After finishing school, Adrian worked for small businesses in Placencia, including David Vernon’s guide service, Toadal Adventures, where he was able to not only use his business and accounting skills in the running of the business, but was also able to conduct kayaking tours of the Placencia Lagoon and its mangrove habitat. During his tours, Adrian found that the more he was around mangroves, the more he wanted to learn and know about them. So, with David’s help, Adrian began studying and learning all that he could about mangroves and the mangrove environment.
And then along came Hurricane Iris in 2001. Like everyone else on the Placencia Peninsula, Adrian’s attention then became focused on recovery - of his home, his family and his community.

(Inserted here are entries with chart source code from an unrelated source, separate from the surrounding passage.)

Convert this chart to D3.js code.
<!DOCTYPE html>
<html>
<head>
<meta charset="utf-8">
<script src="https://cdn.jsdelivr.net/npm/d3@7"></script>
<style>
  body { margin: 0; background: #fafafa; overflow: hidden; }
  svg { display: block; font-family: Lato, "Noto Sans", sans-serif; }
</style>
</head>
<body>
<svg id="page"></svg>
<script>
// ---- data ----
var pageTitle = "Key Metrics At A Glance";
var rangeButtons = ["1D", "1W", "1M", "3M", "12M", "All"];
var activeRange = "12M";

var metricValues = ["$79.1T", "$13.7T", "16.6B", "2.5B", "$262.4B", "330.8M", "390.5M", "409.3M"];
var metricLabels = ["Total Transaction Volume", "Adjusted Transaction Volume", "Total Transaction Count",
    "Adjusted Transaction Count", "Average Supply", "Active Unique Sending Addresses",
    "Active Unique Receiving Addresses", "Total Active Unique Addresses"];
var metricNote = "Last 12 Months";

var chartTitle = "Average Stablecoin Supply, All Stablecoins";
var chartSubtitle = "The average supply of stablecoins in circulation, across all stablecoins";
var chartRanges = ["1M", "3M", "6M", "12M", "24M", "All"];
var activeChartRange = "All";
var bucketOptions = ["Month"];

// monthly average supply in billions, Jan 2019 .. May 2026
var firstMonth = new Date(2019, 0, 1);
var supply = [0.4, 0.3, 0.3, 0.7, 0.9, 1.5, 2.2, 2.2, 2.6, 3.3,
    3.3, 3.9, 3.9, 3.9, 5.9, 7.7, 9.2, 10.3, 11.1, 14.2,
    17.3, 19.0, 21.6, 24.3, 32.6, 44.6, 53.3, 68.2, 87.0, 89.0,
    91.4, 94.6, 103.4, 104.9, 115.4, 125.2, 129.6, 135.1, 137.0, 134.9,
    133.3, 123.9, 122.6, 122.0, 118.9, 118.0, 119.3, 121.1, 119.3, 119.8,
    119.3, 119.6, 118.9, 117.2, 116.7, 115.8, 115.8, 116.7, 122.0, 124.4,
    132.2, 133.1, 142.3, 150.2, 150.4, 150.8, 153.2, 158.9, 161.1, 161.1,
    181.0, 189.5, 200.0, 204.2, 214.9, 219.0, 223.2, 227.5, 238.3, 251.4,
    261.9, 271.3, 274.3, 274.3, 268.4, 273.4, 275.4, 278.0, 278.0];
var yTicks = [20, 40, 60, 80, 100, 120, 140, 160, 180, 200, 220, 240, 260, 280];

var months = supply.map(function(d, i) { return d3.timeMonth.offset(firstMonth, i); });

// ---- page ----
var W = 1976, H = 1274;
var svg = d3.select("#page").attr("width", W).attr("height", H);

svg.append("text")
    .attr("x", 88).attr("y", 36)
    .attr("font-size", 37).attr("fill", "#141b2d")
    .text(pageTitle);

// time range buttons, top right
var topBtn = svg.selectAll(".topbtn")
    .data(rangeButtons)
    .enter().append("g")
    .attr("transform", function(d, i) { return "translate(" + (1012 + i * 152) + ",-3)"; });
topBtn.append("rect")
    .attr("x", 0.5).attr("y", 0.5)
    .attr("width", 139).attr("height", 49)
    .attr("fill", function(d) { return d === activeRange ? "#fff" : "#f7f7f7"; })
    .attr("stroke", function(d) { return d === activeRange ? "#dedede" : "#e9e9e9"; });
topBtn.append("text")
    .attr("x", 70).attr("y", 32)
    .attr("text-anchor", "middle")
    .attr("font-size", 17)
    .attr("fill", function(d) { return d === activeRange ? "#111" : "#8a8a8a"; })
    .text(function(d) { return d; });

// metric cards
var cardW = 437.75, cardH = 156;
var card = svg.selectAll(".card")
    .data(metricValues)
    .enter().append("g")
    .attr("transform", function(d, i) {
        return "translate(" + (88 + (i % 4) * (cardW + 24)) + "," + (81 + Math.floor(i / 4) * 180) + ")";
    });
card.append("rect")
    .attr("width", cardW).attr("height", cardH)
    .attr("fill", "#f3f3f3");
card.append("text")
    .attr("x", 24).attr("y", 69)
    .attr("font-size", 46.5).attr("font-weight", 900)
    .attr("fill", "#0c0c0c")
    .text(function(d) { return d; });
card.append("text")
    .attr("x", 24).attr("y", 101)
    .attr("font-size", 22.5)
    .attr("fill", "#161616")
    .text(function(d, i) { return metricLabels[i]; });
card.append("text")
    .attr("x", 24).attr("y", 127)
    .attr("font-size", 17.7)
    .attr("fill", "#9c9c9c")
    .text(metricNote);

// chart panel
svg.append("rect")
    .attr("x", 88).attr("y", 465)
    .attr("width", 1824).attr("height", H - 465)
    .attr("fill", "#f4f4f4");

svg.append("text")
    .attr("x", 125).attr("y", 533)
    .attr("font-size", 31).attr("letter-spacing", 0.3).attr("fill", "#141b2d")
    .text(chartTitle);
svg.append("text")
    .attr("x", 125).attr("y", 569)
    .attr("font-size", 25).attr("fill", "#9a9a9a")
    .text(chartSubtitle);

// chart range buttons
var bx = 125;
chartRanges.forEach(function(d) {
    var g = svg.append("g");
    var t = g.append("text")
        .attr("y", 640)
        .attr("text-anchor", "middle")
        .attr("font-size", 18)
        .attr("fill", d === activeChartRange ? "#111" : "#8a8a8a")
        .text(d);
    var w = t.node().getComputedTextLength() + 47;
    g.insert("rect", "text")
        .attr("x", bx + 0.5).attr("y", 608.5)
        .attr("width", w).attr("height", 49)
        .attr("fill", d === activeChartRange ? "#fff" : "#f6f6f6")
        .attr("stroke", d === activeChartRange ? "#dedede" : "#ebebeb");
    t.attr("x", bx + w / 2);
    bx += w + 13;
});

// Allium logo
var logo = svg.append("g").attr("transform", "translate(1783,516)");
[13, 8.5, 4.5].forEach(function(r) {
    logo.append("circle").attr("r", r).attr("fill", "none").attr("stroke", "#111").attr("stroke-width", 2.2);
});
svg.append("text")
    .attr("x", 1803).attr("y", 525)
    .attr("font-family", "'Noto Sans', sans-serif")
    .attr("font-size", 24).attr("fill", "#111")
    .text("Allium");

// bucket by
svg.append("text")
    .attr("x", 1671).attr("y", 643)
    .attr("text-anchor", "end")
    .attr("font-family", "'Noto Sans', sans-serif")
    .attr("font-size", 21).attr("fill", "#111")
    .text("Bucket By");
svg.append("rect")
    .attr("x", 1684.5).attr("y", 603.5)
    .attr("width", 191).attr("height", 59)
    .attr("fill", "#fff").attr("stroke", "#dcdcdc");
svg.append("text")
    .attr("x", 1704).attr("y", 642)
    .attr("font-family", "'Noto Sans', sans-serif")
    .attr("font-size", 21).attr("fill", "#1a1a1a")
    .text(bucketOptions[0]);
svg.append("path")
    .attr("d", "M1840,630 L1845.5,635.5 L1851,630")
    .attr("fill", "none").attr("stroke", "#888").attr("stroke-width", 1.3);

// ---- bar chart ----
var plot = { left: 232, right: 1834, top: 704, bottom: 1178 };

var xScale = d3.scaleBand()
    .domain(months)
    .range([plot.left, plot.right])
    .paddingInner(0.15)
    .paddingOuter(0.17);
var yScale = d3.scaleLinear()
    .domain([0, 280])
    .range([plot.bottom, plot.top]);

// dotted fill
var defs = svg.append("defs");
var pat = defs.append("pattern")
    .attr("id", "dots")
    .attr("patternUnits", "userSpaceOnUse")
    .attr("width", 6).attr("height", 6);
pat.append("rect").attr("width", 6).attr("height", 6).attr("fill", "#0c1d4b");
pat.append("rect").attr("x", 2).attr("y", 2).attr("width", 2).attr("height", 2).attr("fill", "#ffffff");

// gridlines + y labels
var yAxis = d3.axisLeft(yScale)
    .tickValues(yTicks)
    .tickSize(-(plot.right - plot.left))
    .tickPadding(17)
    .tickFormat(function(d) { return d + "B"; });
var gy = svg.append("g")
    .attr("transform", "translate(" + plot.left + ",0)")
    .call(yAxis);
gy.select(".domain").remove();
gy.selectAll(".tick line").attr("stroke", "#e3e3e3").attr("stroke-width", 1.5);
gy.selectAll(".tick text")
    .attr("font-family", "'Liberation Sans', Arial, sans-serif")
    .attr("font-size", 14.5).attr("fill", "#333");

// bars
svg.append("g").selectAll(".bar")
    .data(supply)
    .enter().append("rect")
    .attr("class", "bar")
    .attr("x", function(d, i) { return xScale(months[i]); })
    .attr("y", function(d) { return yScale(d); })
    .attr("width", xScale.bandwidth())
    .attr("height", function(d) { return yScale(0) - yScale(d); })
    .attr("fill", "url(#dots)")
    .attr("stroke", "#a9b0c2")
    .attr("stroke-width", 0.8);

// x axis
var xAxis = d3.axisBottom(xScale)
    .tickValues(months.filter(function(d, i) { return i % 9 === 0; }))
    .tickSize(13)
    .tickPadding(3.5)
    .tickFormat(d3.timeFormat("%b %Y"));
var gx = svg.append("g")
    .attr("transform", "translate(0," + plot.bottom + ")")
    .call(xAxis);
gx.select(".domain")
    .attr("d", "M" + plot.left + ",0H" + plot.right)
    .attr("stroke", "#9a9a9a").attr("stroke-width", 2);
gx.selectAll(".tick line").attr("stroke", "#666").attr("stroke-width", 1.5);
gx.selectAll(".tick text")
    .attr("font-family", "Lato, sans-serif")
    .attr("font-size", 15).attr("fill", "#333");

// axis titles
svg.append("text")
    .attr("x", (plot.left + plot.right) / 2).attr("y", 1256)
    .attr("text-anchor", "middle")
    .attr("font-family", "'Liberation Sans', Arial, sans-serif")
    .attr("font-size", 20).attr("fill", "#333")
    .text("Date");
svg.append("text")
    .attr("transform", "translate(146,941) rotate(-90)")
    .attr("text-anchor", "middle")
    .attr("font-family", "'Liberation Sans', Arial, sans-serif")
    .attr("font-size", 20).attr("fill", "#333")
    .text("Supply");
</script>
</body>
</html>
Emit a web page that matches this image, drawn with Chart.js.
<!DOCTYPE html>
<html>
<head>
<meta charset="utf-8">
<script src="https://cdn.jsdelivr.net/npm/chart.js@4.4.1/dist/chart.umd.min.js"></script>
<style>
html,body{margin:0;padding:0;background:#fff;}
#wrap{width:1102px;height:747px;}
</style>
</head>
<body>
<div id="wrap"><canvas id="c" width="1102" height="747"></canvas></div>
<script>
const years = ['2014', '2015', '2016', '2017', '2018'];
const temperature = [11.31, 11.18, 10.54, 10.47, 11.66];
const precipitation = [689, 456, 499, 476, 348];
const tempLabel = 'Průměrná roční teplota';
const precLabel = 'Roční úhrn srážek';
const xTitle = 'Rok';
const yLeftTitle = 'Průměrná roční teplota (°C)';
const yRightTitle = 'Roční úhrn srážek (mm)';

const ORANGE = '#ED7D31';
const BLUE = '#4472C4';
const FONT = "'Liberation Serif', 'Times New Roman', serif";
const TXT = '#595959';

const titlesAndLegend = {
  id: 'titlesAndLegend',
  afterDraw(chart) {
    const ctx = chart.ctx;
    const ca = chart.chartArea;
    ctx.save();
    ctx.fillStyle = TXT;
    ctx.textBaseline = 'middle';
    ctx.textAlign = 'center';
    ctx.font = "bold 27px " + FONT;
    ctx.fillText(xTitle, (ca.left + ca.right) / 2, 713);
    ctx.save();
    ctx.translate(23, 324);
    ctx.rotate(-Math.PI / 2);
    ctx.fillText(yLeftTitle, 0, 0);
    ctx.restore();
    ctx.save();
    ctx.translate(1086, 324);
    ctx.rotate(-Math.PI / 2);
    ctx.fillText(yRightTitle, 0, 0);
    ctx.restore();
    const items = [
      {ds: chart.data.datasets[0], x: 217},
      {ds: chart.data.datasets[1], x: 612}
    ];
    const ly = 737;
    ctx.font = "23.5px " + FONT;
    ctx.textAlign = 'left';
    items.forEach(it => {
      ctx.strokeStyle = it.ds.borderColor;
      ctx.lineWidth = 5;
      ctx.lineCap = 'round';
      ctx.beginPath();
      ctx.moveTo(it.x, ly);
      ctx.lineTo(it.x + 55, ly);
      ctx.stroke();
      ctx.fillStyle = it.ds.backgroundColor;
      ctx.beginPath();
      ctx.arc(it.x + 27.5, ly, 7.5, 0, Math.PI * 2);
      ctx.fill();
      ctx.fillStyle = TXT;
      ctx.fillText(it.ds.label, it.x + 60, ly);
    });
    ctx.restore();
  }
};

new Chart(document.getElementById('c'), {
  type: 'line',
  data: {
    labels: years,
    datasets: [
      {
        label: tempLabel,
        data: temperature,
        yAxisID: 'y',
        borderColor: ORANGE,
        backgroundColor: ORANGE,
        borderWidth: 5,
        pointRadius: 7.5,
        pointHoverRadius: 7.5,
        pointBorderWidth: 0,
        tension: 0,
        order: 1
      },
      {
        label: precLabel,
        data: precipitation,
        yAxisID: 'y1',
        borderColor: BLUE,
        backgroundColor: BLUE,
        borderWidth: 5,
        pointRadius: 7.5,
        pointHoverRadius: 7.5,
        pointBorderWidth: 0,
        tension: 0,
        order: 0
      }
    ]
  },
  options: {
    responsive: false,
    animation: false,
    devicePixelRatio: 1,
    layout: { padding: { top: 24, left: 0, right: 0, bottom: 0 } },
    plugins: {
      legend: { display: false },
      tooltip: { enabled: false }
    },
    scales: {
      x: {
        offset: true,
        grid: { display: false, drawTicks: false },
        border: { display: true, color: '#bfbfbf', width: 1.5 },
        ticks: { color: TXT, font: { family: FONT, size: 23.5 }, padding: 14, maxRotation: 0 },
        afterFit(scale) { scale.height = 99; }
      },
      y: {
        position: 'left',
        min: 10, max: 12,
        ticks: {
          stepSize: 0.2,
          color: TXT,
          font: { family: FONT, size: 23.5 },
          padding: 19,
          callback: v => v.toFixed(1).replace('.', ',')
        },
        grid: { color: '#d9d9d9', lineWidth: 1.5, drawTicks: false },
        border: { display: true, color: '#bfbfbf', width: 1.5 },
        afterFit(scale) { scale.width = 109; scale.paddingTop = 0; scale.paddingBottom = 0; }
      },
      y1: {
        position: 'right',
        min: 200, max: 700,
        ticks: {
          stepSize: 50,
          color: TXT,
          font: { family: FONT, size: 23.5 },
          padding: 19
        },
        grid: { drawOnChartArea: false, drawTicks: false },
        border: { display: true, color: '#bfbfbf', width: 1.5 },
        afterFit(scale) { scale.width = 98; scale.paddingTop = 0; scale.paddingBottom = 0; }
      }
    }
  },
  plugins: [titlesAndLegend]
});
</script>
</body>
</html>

But, as so often happens in life, along with disasters come blessings. As part of his efforts to help his community recover from Iris, Adrian began volunteering at his old primary school, St. John’s, where classes were often held outdoors because the school building had been almost completely destroyed, and the school needed every bit of help it could get.
Through his volunteer work, Adrian found that he seemed to have a special skill in dealing with youth, and teaching them about the natural environment. And, the more he taught students about nature, and conservation and the many gifts nature gives us, the more he himself learned – and the more he wanted to know, and share.
So, in 2003, when he was asked to volunteer to work with Friends of Nature on Placencia Lagoon issues, Adrian didn’t have to be asked twice.
As a volunteer with Friends of Nature (now the Southern Environmental Association), Adrian worked with many experts on conservation and environmental sciences with whom he furthered his knowledge of seagrasses, mangroves, water quality issues, estuarine and marine life such as manatees, rays and fin fish, birds, reptiles, mammals, insects and algae, coastal shore dynamics and many, many other issues related to Belize’s natural environment. And, it wasn’t just book learning. Adrian planted mangroves, replanted mangroves, captured, tagged and tracked manatees, conducted water sampling, waded in mud and mosquitoes and the heat to gather seagrass samples – in short, furthering his knowledge and skills in every way possible.
Adrian now uses that knowledge and experience both professionally and to help local communities in wisely managing their natural resources. Adrian is the author of two books, Everything Mangrove, a general mangrove information resource, as well as a restoration and planting guide for red mangroves, and Mangrove Beautiful, which seeks to help people see the beauty of mangroves and to use them to add beauty to their own lives and properties.
He works with developers and homeowners to restore ecological balance to their properties by retaining or replanting native vegetation, with shrimp farms on mitigating waste and with local governments in assessing environmental impacts of community projects and proposed developments. He has also worked at a consultant for the World Wildlife Fund on community mangrove restoration and climate change, is currently on the Executive Board of the Coalition to Save our Natural Heritage as the representative for Peninsula Citizens for Sustainable Development, a member of the international Ecological Restoration Society, and a board member of the Placencia Humane Society.
Adrian now holds the position of full-time program coordinator for Peninsula Citizens for Sustainable Development, a community based grassroots conservation organization, where he is working to establish a tour guide training program for Placencia Lagoon tours, writing a book about the native plants of the Placencia Peninsula, contributing to PCSD’s quarterly newspaper, Roots and Reef, and working with property owners to determine the cause and how to control the erosion that is plaguing many of the area’s beaches.
But, the project most near and dear to Adrian’s heart is assisting the Placencia and Seine Bight Village Councils and local community organizations in establishing a Placencia Lagoon reserve to protect the critical Lagoon habitats that provide, food, shelter, recreation and a livelihood for so many.
Because, you see, for Adrian, conservation is about wise stewardship of our natural environment so that it can continue to protect and nourish the people and the communities of Belize that he loves so dearly.